Murray Rankin functions at a pace most people would find exhausting, but he likes it that way.

For the past year, the Victoria MP has clocked near-weekly flights between Ottawa and his constituency for everything from early morning committee meetings to Question Period to party fundraisers.

“I’ve learned to live with permanent jet lag,” he said between a packed-house pension forum with NDP leader Tom Mulcair in Cook Street Village and a stop at the Youth Addressing Local Poverty conference at St. Michaels University school last Friday.

Rankin, who won a nail-biting federal election in November 2012, has risen quickly in the NDP caucus thanks to legal expertise and an encyclopedic knowledge of current affairs. He’s opposition critic for national revenue and pensions, a member of the federal finance committee and an architect of the NDP’s targeted querying that's helped breathe new life into Question Period.

“One of the great keys to success is preparation,” he said. “If finance committee meets at 9 a.m. in Ottawa, I get up at the equivalent of 4 a.m. (PST). But you have to be sharp and prepare.”

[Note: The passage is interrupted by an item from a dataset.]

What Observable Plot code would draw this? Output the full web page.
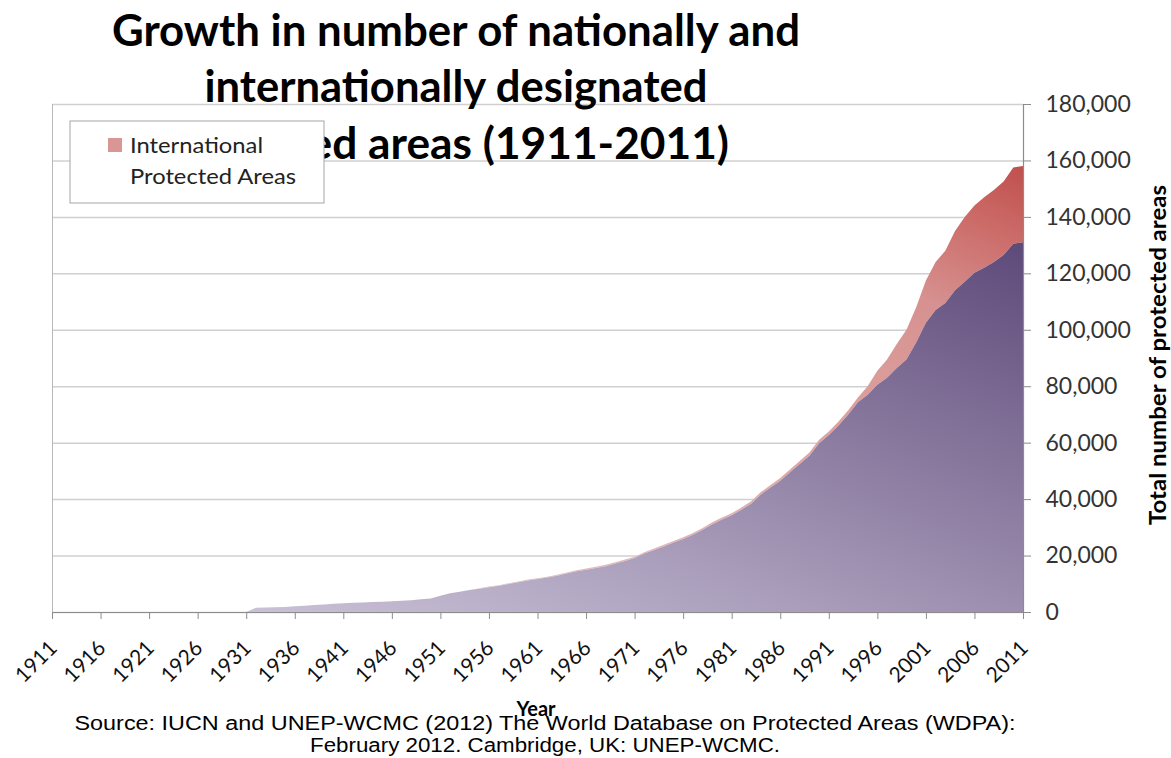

Locally, Rankin's been surprised by the prevalence of post-traumatic stress disorder suffered by many military officers as he continues work done by former Victoria MP Denise Savoie to improve veteran assistance.

“The whole issue is something i didn’t know much about before taking this job. The government is fighting people who are hoping to get pension benefits, giving them lump sum payments rather than ongoing benefits,” he said.

Over the next few months, Rankin joins Mulcair for a cross-country pensions tour to tout plans to overhaul the Canada Pension Plan, a “core plank” of the NDP’s 2015 election campaign.

“This isn’t the Canada I grew up in,” Rankin said. “We’re leaving a massive economic, environmental and social debt on the backs of the next generation. But we’re going to change that.”

While Rankin wouldn’t confirm whether the B.C. NDP have approached him as a leadership candidate (he was considered a prime candidate before Carole James assumed the role in 2003), he has no plans to leave federal office in the foreseeable future.

“I was just elected a year ago. I’m not going anywhere,” he said. “I’m thrilled with how well we’re doing and proud to be a part of such a dynamic caucus.”